Aversa. E’ un’indagine che presenta ancora molti punti oscuri quella avviata dalla Direzione Distrettuale Antimafia sull’omicidio di Nicola Picone, 26 anni, elemento vicino alla fazione Schiavone dei Casalesi. All’identità del giovane, originario di Teverola e residente a Casaluce, si è arrivati soltanto dopo il riconoscimento. Dapprima la vittima era stata infatti indicata in un 20enne di Napoli: nella Fiat Panda bianca trovata nei pressi del parcheggio del distributore Agip tra San Marcellino ed Aversa Nord c’erano infatti i documenti di identità di un ragazzo, risultato poi completamente estraneo alla vicenda.
Resta da approfondire come quei documenti siano arrivati nella macchina guidata da Picone: tra le ipotesi seguite dagli investigatori c’è quella che siano stati contraffatti per essere utilizzati dal 26enne teverolese, ora residente a Casaluce. E in questo caso perchè sarebbero stati utilizzati da Picone? Una domanda alla quale si potrà rispondere soltanto con un approfondimento investigativo.

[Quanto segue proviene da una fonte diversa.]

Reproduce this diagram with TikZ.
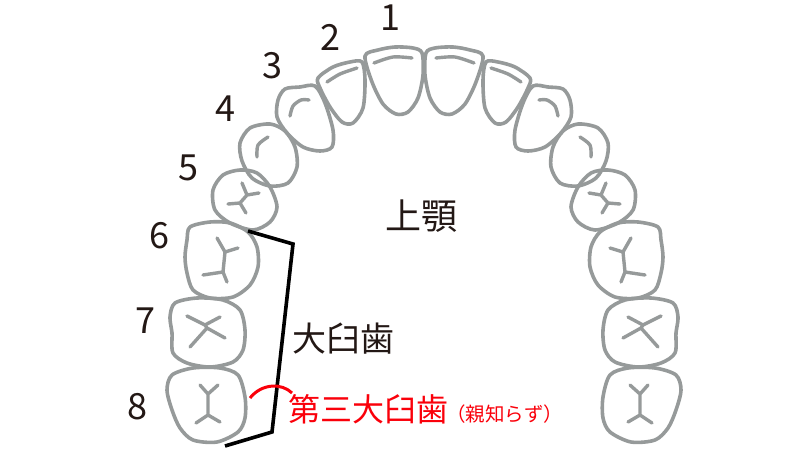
\documentclass[tikz,border=0pt]{standalone}
\usepackage{fontspec}
\setmainfont{Noto Sans CJK JP}
\usetikzlibrary{positioning}
\definecolor{toothgray}{RGB}{150,154,154}
\definecolor{inkbrown}{RGB}{35,24,21}
\definecolor{alertred}{RGB}{250,0,10}
\tikzset{
	tooth/.style={draw=toothgray, line width=3.6pt, line join=round},
	groove/.style={draw=toothgray, line width=3.4pt, line cap=round, line join=round},
	num/.style={text=inkbrown, font=\fontsize{36}{36}\selectfont, inner sep=0pt},
	jptext/.style={text=inkbrown, inner sep=0pt}
}
\begin{document}
\begin{tikzpicture}[x=1pt,y=-1pt]
	\useasboundingbox (0,0) rectangle (800,450);
	% half arch, drawn twice (left, then mirrored right)
	\foreach \side/\sx in {1/0,-1/848}{
	\begin{scope}[xshift=\sx pt, xscale=\side]
		% 1
		\draw[tooth] plot[smooth cycle] coordinates {(365,56) (378,50) (395,47) (413,48) (422,53) (423,75) (418,98) (408,112) (396,114) (383,104) (372,82)};
		\draw[groove] plot[smooth] coordinates {(374,63) (393,57) (412,58)};
		% 2
		\draw[tooth] plot[smooth cycle] coordinates {(318,78) (333,67) (350,62) (362,62) (365,80) (363,108) (353,123) (342,122) (330,107) (320,88)};
		\draw[groove] plot[smooth] coordinates {(327,82) (340,74) (357,68)};
		% 3
		\draw[tooth] plot[smooth cycle] coordinates {(285,89) (300,87) (315,86) (325,103) (333,130) (332,147) (320,151) (303,147) (287,133) (277,117) (278,100)};
		\draw[groove] plot[smooth] coordinates {(290,116) (293,106) (301,100) (309,100)};
		% 4
		\draw[tooth] plot[smooth cycle] coordinates {(250,128) (270,124) (285,131) (295,147) (297,167) (288,183) (270,186) (252,178) (242,161) (240,143)};
		\draw[groove] plot[smooth] coordinates {(257,157) (258,145) (268,137)};
		% 5
		\draw[tooth] plot[smooth cycle] coordinates {(223,175) (240,170) (257,173) (270,187) (277,207) (270,222) (253,230) (230,223) (215,210) (213,190)};
		\draw[groove] (242,183) -- (247,195) -- (259,193) (247,195) -- (240,203) (228,204) -- (240,203) -- (246,213);
		% 6
		\draw[tooth] plot[smooth cycle] coordinates {(187,240) (190,227) (210,222) (230,223) (248,232) (257,247) (258,267) (250,285) (233,297) (210,298) (193,290) (187,273) (185,257)};
		\draw[groove] (217,238) -- (225,252) -- (238,248) (225,252) -- (223,272) (203,275) -- (223,272) -- (227,282);
		% 7
		\draw[tooth] plot[smooth cycle] coordinates {(175,303) (197,298) (223,300) (240,310) (245,330) (243,350) (233,362) (210,367) (187,363) (173,353) (172,333) (170,317)};
		\draw[groove] (187,316) -- (205,325) -- (220,317) (205,325) -- (207,328) (190,347) -- (207,328) -- (225,338);
		% 8
		\draw[tooth] plot[smooth cycle] coordinates {(172,375) (193,368) (220,368) (238,375) (245,397) (245,418) (238,432) (217,442) (193,440) (180,428) (172,410) (167,390)};
		\draw[groove] (200,385) -- (208,394) -- (218,385) (208,394) -- (208,415) (196,423) -- (208,415) -- (220,422);
	\end{scope}
	}
	% numbers
	\node (n1) at (390,18)  [num] {1};
	\node (n2) at (330,37)  [num] {2};
	\node (n3) at (272,66)  [num] {3};
	\node (n4) at (225,109) [num] {4};
	\node (n5) at (188,168) [num] {5};
	\node (n6) at (159,236) [num] {6};
	\node (n7) at (145,321) [num] {7};
	\node (n8) at (137,407) [num] {8};
	% labels
	\node (jaw) at (421,216) [jptext, font=\fontsize{36}{36}\selectfont] {上顎};
	\node (molar) at (343,339) [jptext, font=\fontsize{34}{34}\selectfont] {大臼歯};
	\node (wisdom) at (368,409) [jptext, text=alertred, font=\fontsize{32}{32}\selectfont] {第三大臼歯};
	\node (wisdomnote) [right=-2pt of wisdom.base east, anchor=base west, jptext, text=alertred, font=\fontsize{19.5}{19.5}\selectfont] {（親知らず）};
	% bracket and mark
	\coordinate (bk1) at (248,231);
	\coordinate (bk2) at (293,244);
	\coordinate (bk3) at (272,432);
	\coordinate (bk4) at (225,446);
	\draw[line width=3.6pt] (bk1) -- (bk2) -- (bk3) -- (bk4);
	\coordinate (wa) at (250,398);
	\coordinate (wb) at (292,393);
	\draw[alertred, line width=3pt] (wa) .. controls (262,383) and (282,383) .. (wb);
\end{tikzpicture}
\end{document}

La ricostruzione attualmente presa in considerazione è quella che il 26enne, considerato un elemento molto vicino alla fazione Schiavone, sia stato attirato in trappola: probabilmente i killer aveva preso con lui un appuntamento per parlare al riparo da occhi indiscreti; un incontro che si è poi rivelato mortale. Le modalità dell’agguato non sembrano lasciare dubbi: dieci colpi esplosi, sei dei quali andati purtroppo a segno, spostano il delitto verso il mondo della criminalità organizzata.
I legami con i fratelli Schiavone
Gli investigatori procedono con grande cautela, ma un assassinio del genere sembra un segnale diretto proprio agli Schiavone, in un momento nel quale, dopo il pentimento di Nicola, qualcuno potrebbe aver deciso di assestare un colpo definitivo ai vecchi assetti criminali, scompaginati dall’offensiva dello Stato e dalla resa dei vecchi capi.
Picone era un amico di Ivanhoe Schiavone e nel 2013 fu coinvolto in un’operazione ai danni del gruppo di Carmine Schiavone, all’epoca da poche settimane assicurato alla giustizia. Deve il suo soprannome, “o’ Minorenne”, al fatto che fu ristretto in un carcere ordinario quando ancora non aveva compiuto la maggiore età dopo una retata anticamorra nel 2010.